- _DATA SHOWN_:
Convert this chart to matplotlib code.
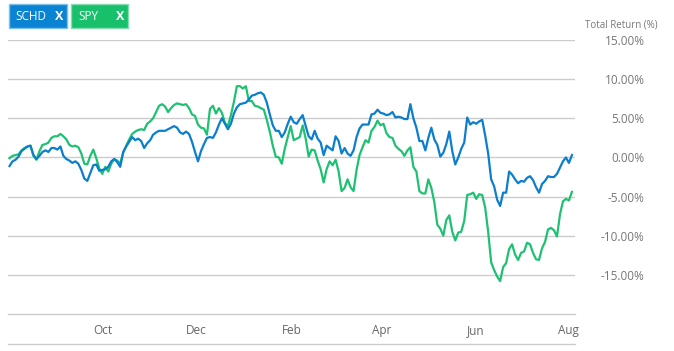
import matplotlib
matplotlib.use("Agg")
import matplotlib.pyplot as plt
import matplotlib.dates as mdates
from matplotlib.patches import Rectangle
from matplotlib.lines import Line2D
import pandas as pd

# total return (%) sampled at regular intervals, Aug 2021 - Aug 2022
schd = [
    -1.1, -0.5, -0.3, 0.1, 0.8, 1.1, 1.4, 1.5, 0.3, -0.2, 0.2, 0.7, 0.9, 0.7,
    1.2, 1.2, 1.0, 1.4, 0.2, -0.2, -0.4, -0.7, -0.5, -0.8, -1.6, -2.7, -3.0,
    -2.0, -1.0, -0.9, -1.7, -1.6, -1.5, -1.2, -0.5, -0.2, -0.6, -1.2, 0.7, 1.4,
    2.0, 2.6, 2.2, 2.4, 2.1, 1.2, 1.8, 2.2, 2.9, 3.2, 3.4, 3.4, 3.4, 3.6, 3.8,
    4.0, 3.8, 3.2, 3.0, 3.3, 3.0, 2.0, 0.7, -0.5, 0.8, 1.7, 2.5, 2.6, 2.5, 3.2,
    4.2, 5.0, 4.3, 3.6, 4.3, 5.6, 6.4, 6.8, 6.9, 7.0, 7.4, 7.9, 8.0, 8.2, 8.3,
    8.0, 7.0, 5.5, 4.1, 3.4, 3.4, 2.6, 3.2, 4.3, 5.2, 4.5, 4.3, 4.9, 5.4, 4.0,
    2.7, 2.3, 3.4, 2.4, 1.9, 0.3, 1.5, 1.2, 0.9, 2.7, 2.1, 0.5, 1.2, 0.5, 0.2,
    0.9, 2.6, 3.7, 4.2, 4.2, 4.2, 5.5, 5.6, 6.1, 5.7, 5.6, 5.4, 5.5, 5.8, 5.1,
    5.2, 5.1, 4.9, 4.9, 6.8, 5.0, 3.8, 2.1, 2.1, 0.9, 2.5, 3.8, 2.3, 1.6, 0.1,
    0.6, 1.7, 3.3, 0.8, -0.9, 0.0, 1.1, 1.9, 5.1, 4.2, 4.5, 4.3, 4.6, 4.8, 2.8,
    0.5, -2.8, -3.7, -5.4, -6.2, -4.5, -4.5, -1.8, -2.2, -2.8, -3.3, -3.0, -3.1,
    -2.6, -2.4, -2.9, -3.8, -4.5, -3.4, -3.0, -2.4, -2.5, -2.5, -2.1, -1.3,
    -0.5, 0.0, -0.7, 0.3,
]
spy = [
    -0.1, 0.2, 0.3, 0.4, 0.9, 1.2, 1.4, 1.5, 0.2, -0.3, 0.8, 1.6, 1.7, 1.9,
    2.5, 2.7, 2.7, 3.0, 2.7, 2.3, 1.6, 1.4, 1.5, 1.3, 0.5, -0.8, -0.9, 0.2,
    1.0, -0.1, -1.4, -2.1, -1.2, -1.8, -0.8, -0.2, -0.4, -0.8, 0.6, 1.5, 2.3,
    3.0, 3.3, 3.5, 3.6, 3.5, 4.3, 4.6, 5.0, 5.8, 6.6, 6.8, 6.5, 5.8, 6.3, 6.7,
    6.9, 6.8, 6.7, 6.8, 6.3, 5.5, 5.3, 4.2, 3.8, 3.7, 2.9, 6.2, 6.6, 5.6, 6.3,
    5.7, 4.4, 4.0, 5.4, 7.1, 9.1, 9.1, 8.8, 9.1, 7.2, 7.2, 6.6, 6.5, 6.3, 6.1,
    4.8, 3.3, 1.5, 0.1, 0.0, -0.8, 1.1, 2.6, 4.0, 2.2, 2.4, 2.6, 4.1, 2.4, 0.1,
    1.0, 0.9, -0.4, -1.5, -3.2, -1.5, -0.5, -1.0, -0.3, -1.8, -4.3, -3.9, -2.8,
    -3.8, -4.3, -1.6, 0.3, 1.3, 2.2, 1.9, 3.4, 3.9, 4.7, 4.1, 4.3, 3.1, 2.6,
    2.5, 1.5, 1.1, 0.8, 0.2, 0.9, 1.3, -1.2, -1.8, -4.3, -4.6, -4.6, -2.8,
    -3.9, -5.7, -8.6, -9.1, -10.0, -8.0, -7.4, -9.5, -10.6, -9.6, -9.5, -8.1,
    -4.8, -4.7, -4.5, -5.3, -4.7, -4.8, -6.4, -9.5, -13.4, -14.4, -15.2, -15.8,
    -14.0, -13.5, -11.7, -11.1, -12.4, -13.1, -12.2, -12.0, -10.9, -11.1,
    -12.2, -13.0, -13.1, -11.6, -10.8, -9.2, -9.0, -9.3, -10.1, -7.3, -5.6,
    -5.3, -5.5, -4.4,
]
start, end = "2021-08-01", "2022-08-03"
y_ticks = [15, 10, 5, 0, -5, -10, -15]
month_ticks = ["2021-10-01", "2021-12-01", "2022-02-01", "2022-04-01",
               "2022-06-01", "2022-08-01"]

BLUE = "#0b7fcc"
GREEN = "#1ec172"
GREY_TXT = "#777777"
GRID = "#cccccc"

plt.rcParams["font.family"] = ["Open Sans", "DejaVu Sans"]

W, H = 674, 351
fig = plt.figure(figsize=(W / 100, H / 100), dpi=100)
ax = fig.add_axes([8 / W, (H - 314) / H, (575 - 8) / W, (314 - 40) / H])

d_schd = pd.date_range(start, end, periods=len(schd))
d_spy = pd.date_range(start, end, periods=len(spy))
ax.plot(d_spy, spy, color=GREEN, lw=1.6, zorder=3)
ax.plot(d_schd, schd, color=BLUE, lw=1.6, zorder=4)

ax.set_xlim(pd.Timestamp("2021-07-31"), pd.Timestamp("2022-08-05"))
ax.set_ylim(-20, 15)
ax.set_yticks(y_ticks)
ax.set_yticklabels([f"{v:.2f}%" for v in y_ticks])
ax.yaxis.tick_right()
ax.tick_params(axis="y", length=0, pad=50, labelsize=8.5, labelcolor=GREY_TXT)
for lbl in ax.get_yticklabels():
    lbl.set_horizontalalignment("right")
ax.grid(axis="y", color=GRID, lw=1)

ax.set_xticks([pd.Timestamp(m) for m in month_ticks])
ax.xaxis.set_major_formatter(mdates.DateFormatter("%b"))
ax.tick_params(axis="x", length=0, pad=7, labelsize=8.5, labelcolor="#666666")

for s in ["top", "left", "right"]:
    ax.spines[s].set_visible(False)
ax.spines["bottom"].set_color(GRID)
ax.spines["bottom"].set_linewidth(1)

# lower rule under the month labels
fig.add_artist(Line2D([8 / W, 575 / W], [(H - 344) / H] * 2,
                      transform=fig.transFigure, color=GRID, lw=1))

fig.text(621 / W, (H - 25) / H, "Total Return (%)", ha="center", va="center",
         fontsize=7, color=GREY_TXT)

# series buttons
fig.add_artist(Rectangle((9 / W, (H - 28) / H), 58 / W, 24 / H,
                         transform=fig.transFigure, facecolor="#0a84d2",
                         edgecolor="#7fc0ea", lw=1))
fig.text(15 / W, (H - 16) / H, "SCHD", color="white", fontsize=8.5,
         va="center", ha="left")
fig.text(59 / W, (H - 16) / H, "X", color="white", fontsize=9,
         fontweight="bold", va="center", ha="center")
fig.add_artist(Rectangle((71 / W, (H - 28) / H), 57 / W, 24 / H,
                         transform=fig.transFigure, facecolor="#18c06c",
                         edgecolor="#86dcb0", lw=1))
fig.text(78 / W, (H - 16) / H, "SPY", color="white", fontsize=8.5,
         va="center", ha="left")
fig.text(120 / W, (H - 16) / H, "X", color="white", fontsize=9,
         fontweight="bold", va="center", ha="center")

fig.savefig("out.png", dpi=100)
--
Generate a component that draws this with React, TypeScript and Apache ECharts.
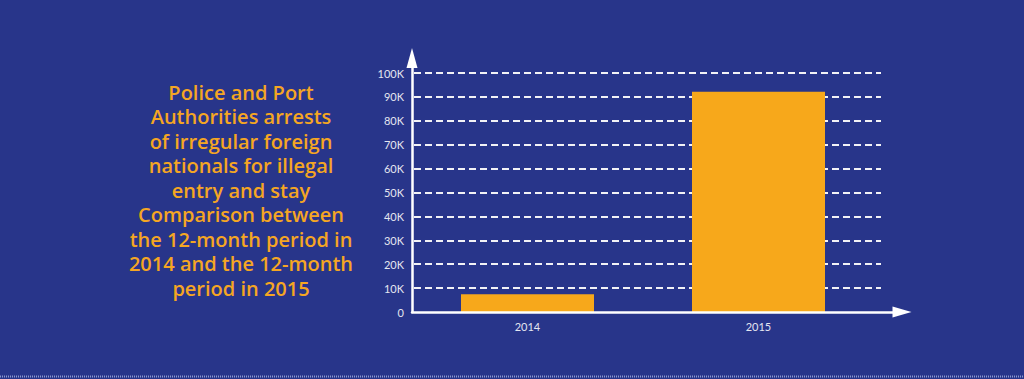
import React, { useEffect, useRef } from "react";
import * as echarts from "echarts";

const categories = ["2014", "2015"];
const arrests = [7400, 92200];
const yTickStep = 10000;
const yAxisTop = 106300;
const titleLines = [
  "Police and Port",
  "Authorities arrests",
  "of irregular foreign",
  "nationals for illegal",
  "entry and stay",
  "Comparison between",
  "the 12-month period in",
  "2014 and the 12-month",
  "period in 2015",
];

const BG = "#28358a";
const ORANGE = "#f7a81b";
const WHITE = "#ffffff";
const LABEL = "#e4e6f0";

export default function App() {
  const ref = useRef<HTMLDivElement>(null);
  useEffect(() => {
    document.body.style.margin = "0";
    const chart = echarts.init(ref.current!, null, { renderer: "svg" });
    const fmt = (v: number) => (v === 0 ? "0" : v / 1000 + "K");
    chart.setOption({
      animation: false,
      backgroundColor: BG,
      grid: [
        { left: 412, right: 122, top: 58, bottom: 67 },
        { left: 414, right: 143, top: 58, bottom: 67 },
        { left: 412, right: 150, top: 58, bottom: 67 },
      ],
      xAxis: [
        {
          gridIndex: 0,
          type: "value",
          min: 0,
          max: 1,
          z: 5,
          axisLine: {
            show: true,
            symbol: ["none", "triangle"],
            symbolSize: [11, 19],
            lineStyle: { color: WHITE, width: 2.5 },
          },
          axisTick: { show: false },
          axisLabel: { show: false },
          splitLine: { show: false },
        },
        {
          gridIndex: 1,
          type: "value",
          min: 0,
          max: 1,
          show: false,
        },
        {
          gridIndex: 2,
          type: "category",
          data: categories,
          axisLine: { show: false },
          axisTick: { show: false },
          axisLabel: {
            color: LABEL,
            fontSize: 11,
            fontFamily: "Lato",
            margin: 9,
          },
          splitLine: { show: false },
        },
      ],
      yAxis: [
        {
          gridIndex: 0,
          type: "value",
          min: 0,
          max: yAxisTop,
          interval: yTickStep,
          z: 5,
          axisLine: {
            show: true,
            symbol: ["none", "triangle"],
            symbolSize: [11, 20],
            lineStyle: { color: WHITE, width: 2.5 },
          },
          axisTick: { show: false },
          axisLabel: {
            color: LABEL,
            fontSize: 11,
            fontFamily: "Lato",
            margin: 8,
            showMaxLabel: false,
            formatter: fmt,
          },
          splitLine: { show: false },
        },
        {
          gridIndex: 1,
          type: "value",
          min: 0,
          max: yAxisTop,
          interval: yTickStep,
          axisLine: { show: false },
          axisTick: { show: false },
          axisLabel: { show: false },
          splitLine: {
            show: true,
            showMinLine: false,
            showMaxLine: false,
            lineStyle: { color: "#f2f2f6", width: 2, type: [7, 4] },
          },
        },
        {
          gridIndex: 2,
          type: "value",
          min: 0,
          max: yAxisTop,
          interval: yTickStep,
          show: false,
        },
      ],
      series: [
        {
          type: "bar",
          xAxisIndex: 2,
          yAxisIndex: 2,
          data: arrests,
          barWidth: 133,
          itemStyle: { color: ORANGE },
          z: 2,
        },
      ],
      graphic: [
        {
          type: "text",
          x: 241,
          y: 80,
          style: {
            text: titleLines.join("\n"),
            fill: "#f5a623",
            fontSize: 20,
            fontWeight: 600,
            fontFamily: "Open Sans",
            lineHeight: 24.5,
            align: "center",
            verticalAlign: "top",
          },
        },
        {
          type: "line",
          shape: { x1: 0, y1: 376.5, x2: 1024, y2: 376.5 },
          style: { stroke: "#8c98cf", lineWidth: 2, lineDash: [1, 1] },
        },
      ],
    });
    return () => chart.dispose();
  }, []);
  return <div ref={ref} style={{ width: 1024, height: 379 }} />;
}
* * *
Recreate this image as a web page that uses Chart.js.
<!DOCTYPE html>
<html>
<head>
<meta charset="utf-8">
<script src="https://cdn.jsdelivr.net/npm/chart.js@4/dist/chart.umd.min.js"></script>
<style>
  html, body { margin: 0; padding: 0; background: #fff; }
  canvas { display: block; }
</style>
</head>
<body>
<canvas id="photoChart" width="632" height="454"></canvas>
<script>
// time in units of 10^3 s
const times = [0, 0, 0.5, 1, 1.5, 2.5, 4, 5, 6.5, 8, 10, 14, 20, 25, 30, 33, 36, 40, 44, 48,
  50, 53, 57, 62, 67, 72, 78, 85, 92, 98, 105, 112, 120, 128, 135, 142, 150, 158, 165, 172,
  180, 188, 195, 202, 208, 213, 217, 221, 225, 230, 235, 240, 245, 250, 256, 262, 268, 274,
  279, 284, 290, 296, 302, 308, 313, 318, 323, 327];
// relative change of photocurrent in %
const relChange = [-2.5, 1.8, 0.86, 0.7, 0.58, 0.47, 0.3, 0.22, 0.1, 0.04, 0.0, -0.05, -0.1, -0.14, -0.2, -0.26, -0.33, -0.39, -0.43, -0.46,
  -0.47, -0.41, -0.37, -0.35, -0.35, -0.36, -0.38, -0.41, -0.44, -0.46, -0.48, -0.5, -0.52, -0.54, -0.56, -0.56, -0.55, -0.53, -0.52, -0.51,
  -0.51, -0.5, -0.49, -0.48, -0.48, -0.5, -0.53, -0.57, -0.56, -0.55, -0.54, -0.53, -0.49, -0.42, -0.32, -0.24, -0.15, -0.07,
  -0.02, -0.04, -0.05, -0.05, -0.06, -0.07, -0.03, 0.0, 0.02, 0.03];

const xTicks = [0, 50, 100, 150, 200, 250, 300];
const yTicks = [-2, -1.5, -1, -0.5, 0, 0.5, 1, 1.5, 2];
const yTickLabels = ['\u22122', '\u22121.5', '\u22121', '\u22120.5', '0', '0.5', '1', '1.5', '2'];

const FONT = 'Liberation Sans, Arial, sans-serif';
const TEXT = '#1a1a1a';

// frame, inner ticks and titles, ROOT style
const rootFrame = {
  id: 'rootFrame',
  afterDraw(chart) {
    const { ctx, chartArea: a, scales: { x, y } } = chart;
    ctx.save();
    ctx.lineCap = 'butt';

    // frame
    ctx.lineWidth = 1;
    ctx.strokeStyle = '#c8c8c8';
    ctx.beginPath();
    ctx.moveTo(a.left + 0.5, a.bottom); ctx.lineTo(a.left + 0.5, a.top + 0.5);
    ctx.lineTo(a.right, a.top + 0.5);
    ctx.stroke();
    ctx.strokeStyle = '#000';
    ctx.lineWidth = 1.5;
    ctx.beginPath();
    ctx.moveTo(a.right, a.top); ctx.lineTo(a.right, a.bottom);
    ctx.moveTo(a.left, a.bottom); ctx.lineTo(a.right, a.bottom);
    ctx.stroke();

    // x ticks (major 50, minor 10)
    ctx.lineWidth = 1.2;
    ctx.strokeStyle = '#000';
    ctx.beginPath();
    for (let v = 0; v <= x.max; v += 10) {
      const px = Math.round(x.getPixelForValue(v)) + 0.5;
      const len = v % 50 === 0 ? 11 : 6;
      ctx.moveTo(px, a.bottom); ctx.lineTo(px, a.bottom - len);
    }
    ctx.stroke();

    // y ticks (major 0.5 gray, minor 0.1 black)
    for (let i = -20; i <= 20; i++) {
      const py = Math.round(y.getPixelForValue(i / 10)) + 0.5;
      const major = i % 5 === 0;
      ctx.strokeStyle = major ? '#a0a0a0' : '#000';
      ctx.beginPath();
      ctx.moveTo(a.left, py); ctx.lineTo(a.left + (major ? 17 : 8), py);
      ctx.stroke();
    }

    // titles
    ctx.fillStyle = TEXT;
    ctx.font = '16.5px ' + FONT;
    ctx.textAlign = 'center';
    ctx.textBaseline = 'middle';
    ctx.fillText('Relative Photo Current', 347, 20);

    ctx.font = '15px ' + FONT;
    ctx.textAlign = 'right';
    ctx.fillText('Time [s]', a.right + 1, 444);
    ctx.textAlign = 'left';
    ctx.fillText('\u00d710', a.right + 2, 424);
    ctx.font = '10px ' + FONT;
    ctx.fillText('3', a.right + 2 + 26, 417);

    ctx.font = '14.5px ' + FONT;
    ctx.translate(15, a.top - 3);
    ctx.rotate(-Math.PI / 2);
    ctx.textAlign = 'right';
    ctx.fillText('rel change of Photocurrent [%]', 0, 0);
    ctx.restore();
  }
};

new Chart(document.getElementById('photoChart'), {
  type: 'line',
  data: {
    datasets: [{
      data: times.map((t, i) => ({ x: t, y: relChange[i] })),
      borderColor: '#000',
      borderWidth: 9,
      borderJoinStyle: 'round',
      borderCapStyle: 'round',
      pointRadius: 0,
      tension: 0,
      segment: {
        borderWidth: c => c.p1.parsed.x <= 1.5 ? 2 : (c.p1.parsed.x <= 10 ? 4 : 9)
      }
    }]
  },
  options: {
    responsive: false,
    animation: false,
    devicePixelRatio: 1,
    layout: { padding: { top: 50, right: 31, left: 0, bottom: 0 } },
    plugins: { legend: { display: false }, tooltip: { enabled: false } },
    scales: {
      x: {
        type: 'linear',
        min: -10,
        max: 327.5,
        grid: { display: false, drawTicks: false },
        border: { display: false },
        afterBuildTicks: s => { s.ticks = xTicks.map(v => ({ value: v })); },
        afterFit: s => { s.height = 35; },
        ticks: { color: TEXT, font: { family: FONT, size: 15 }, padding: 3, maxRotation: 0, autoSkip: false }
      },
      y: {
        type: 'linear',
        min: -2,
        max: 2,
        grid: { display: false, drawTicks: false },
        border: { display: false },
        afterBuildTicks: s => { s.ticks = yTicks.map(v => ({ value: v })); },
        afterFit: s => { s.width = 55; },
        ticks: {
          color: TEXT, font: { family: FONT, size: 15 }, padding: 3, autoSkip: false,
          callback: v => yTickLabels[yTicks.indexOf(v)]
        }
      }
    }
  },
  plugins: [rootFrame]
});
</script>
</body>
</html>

- _SHORT PROBLEM_:
Extract and reproduce exactly the lines opening with the line containing "Recreate this image" and closing with the line containing "0.0, 0.02, 0.03];", inclusive.

- _TASK ANSWER_:
Recreate this image as a web page that uses Chart.js.
<!DOCTYPE html>
<html>
<head>
<meta charset="utf-8">
<script src="https://cdn.jsdelivr.net/npm/chart.js@4/dist/chart.umd.min.js"></script>
<style>
  html, body { margin: 0; padding: 0; background: #fff; }
  canvas { display: block; }
</style>
</head>
<body>
<canvas id="photoChart" width="632" height="454"></canvas>
<script>
// time in units of 10^3 s
const times = [0, 0, 0.5, 1, 1.5, 2.5, 4, 5, 6.5, 8, 10, 14, 20, 25, 30, 33, 36, 40, 44, 48,
  50, 53, 57, 62, 67, 72, 78, 85, 92, 98, 105, 112, 120, 128, 135, 142, 150, 158, 165, 172,
  180, 188, 195, 202, 208, 213, 217, 221, 225, 230, 235, 240, 245, 250, 256, 262, 268, 274,
  279, 284, 290, 296, 302, 308, 313, 318, 323, 327];
// relative change of photocurrent in %
const relChange = [-2.5, 1.8, 0.86, 0.7, 0.58, 0.47, 0.3, 0.22, 0.1, 0.04, 0.0, -0.05, -0.1, -0.14, -0.2, -0.26, -0.33, -0.39, -0.43, -0.46,
  -0.47, -0.41, -0.37, -0.35, -0.35, -0.36, -0.38, -0.41, -0.44, -0.46, -0.48, -0.5, -0.52, -0.54, -0.56, -0.56, -0.55, -0.53, -0.52, -0.51,
  -0.51, -0.5, -0.49, -0.48, -0.48, -0.5, -0.53, -0.57, -0.56, -0.55, -0.54, -0.53, -0.49, -0.42, -0.32, -0.24, -0.15, -0.07,
  -0.02, -0.04, -0.05, -0.05, -0.06, -0.07, -0.03, 0.0, 0.02, 0.03];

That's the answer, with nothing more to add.